Als Erinnerung an diesen eher unerwarteten Erfolg legte McLaren eine Sonderserie von fünf Exemplaren plus einem Prototypen auf, die auf den Namen F1 LM getauft wurde. Optisch zeichnete sich dieses Sondermodell durch Frontspoiler und Heckflügel im Stil des Rennfahrzeugs aus. An den Seiten kamen zusätzliche Lufteinlässe zum Einsatz. Da nur fünf Fahrzeuge entstanden und davon zwei schwarz lackierte Exemplare bis heute in der Sammlung des Sultan von Brunei verstauben, ist die Nachfrage nach diesen Fahrzeugen durchaus als ‚hoch‘ einzustufen. McLaren reagierte darauf mit einem ab Ende der 1990er Jahre angebotenen Umbausatz, dem ‚High Downforce Kit‘ (HDF Kit), durch den normale Straßenversionen eine neue Frontschürze inklusive Spoilerlippe und einen fest montierten Heckflügel erhielten. Neun Kunden griffen zu, ein Fahrzeug wurde in der Zwischenzeit wieder auf den Originalzustand zurückgerüstet. Zudem rüstete Lanzante 13 der 28 gebauten GTR-Rennversionen für die Benutzung auf der Straße um.

Zwei der neun McLaren F1 mit dem nachträglichen HDF Kit erhielten zudem im Werk eine weitergehende Modifizierung des HDF Kit mit zusätzlichen Luftauslässen über den Vorderrädern und ein Motorenupgrade auf die Spezifikationen des F1 LM. BMW hatte diesem Wagen 507 kW/689 PS und ein maximales Drehmoment in Höhe von 705 Newtonmetern verpasst. Soviel Kraft stand nun also auch jenen beiden F1-Kunden zur Verfügung. Einer davon, lackiert in Platinsilber metallic, gehörte seit längerer Zeit einem Sammler in Neuseeland. Nun lässt er das Fahrzeug von RM Sotheby’s im Rahmen der Monterey Car Week versteigern.
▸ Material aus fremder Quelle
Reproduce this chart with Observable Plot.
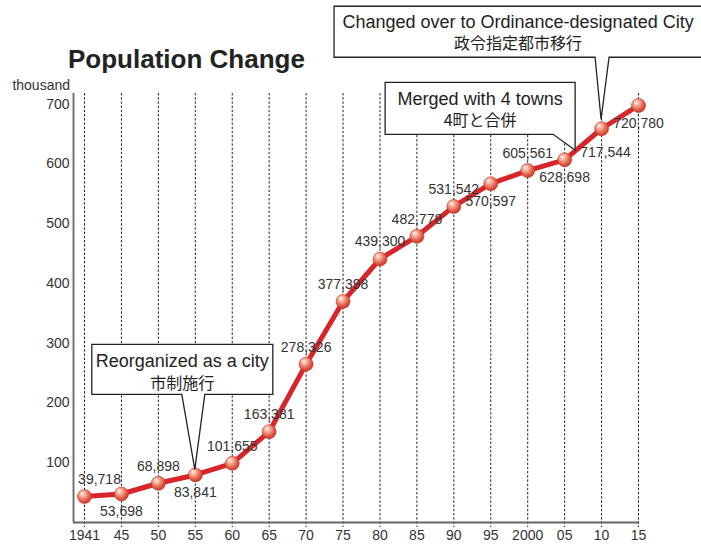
<!DOCTYPE html>
<html><head><meta charset="utf-8">
<script src="https://cdn.jsdelivr.net/npm/d3@7"></script>
<script src="https://cdn.jsdelivr.net/npm/@observablehq/plot@0.6"></script>
<style>
body{margin:0;background:#fff;}
#chart{position:relative;width:701px;height:544px;overflow:hidden;}
</style></head><body><div id="chart"></div>
<script>
// ---- data (population, thousand) ----
const years = ["1941","45","50","55","60","65","70","75","80","85","90","95","2000","05","10","15"];
const values = [43.5, 47.7, 65.7, 79.6, 99, 152, 265, 370, 441, 479, 529, 567, 589, 607, 659, 698];
const labels = ["39,718","53,698","68,898","83,841","101,655","163,381","278,326","377,398","439,300","482,778","531,542","570,597","605,561","628,698","717,544","720,780"];
const labelSide = ["aboveRight","below","above","below","above","above","above","above","above","above","above","below","above","below","belowRight","below"];
const yTicks = [100, 200, 300, 400, 500, 600, 700];
const yUnit = "thousand";
const title = "Population Change";
const annoYears = ["55", "05", "10"];
const annoEn = ["Reorganized as a city", "Merged with 4 towns", "Changed over to Ordinance-designated City"];
const annoJa = ["市制施行", "4町と合併", "政令指定都市移行"];

// ---- layout ----
const W = 701, H = 544;
const xMin = -0.298, xMax = years.length - 1;
const font = "'Liberation Sans', Arial, 'Noto Sans CJK JP', sans-serif";
const data = years.map((y, i) => ({i, year: y, v: values[i], label: labels[i], side: labelSide[i]}));
const sideStyle = {
  above: {dx: 0, dy: -17},
  aboveRight: {dx: 15, dy: -17},
  below: {dx: 0, dy: 18},
  belowRight: {dx: 4, dy: 24}
};
// callout geometry relative to the anchored data point (pixels)
const calloutLayout = [
  {tip: [0, -5], box: [-103, 78, -130, -80], base: [-13, 10], l1: 17, l2: 38},
  {tip: [11, -9], box: [-179, 11, -77, -25], base: [-11, 11], l1: 17, l2: 37},
  {tip: [0, -9], box: [-267, 101, -122, -71], base: [-6, 8], l1: 16, l2: 36}
];

const labelMarks = Object.entries(sideStyle).map(([side, s]) =>
  Plot.text(data.filter(d => d.side === side), {
    x: "i", y: "v", text: "label", dx: s.dx, dy: s.dy,
    fontSize: 14, fill: "#333"
  })
);

const plot = Plot.plot({
  width: W, height: H,
  marginTop: 93, marginBottom: 22, marginLeft: 73, marginRight: 63,
  style: {fontFamily: font, fontSize: "14px", color: "#333", background: "#fff", overflow: "visible"},
  x: {type: "linear", domain: [xMin, xMax], ticks: d3.range(years.length), tickFormat: i => years[i],
      tickSize: 0, tickPadding: 8, label: null},
  y: {domain: [0, 718], ticks: yTicks, tickSize: 0, tickPadding: 4, label: null},
  marks: [
    Plot.ruleX(data, {x: "i", stroke: "#222", strokeWidth: 1, strokeDasharray: "2.4,1.8", insetBottom: -5}),
    Plot.ruleY([0], {stroke: "#666", strokeWidth: 1.8}),
    Plot.ruleX([xMin], {stroke: "#666", strokeWidth: 1.8}),
    Plot.line(data, {x: "i", y: "v", stroke: "#d7262b", strokeWidth: 5, strokeLinejoin: "round"}),
    Plot.dot(data, {x: "i", y: "v", r: 7, fill: "url(#ball)", stroke: "#c8382a", strokeWidth: 0.6}),
    ...labelMarks
  ]
});

const svg = d3.select(plot);

// gradient for the spheres
const defs = svg.insert("defs", ":first-child");
const g = defs.append("radialGradient").attr("id", "ball")
  .attr("cx", 0.42).attr("cy", 0.38).attr("r", 0.62).attr("fx", 0.33).attr("fy", 0.28);
[[0, "#fff4ef"], [0.3, "#f7b4a3"], [0.72, "#e2604c"], [1, "#c8382a"]].forEach(([o, c]) =>
  g.append("stop").attr("offset", o).attr("stop-color", c));

// scales from the plot
const sx = plot.scale("x"), sy = plot.scale("y");
const fx = d3.scaleLinear().domain(sx.domain).range(sx.range);
const fy = d3.scaleLinear().domain(sy.domain).range(sy.range);

// title and unit
svg.append("text").attr("x", 68).attr("y", 68).attr("font-size", 26).attr("font-weight", "bold")
  .attr("text-anchor", "start").attr("fill", "#222").attr("font-family", font).text(title);
svg.append("text").attr("x", 70).attr("y", 85).attr("dominant-baseline", "central").attr("text-anchor", "end")
  .attr("font-size", 14).attr("fill", "#333").attr("font-family", font).text(yUnit);

// callouts
annoYears.forEach((yr, k) => {
  const d = data.find(e => e.year === yr);
  const px = fx(d.i), py = fy(d.v);
  const c = calloutLayout[k];
  const [L, R, T, B] = [px + c.box[0], px + c.box[1], py + c.box[2], py + c.box[3]];
  const tx = px + c.tip[0], ty = py + c.tip[1];
  const bl = px + c.base[0], br = px + c.base[1];
  const gA = svg.append("g");
  gA.append("path")
    .attr("d", `M${L},${T}H${R}V${B}H${br}L${tx},${ty}L${bl},${B}H${L}Z`)
    .attr("fill", "#fff").attr("stroke", "#222").attr("stroke-width", 1.3).attr("stroke-linejoin", "miter");
  const cx = (L + R) / 2;
  gA.append("text").attr("x", cx).attr("y", T + c.l1).attr("text-anchor", "middle")
    .attr("dominant-baseline", "central").attr("font-size", 18).attr("fill", "#222")
    .attr("font-family", font).text(annoEn[k]);
  gA.append("text").attr("x", cx).attr("y", T + c.l2).attr("text-anchor", "middle")
    .attr("dominant-baseline", "central").attr("font-size", 16).attr("fill", "#222")
    .attr("font-family", "'Noto Sans CJK JP', sans-serif").text(annoJa[k]);
});

document.getElementById("chart").appendChild(plot);
</script>
</body></html>
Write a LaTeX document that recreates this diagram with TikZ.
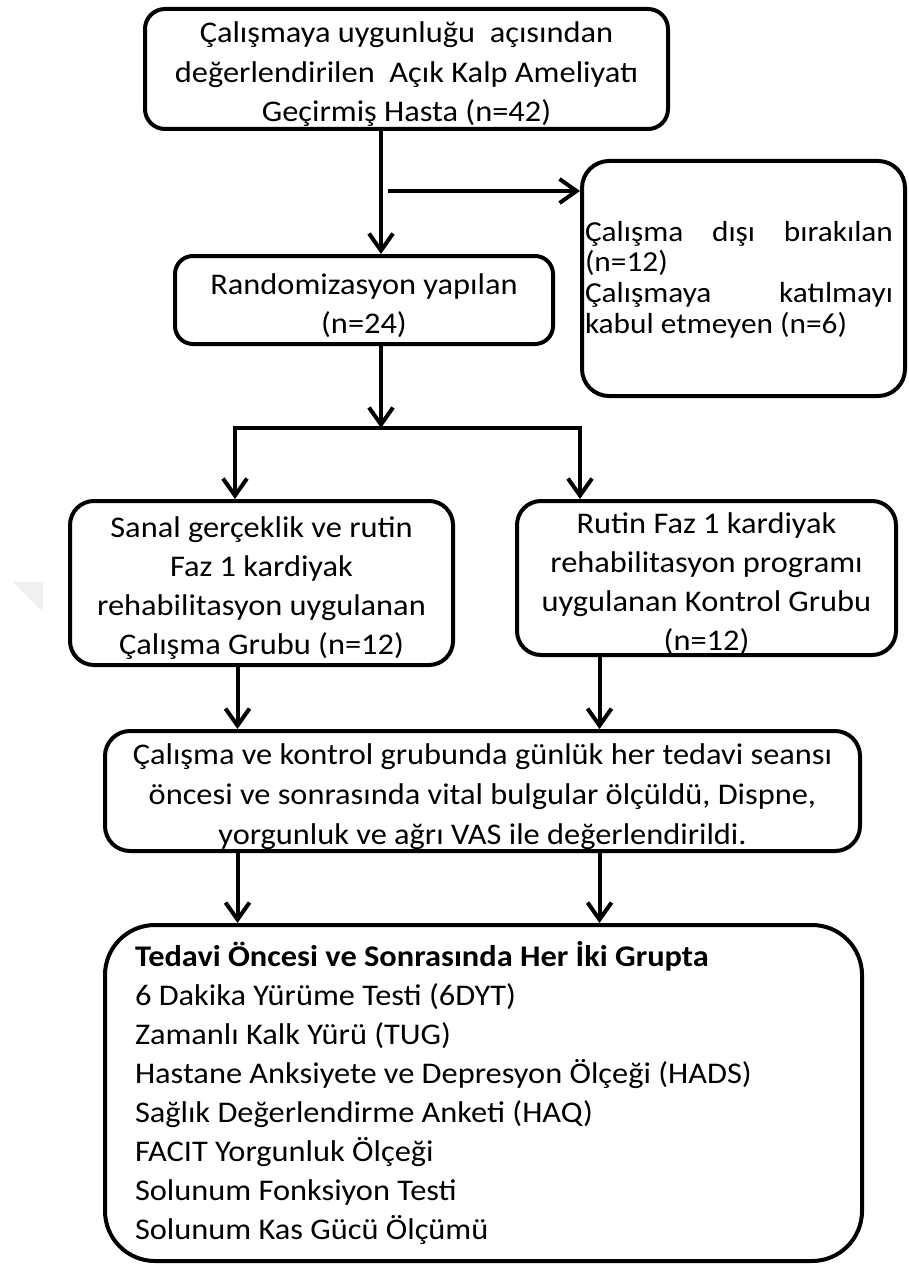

Ursprünglich verließ dieser F1 im Farbton ‚Midnight Blue Pearl‘ mit schwarzem Leder innen das Werk in Woking und ging an einen Enthusiasten in Japan. 1999 kaufte ein Autosammler aus Deutschland das Fahrzeug, der es an MSO zurückschickte, um erste LM-Upgrades durchführen zu lassen. Ein Jahr später kehrte der F1 erneut ins Werk zurück und erhielt nun auch das HDF Kit, zwei zusätzlich Kühler, einen Getriebeölkühler und einen modifizierten Auspuff. Zudem bekam der Wagen eine leistungsstärkere Klimaanlage und ein zusätzliches Radio zum serienmäßigen CD-Player. Außen erfolgte eine Umlackierung auf den heute noch sichtbaren Farbton und innen eine neue Polsterung in beige. 2004 erfolgte ein Verkauf an einen Sammler in Singapur, der ihn drei Jahre später an den heutigen Besitzer weitergab. Nun sucht er gemeinsam mit RM Sotheby’s nach einem neuen Eigner, der zum bisherigen Kilometerstand knapp unter 21.500 weitere hinzufügt. RM Sotheby’s erwartet einen Zuschlagspreis zwischen 21 und 23 Millionen US-Dollar.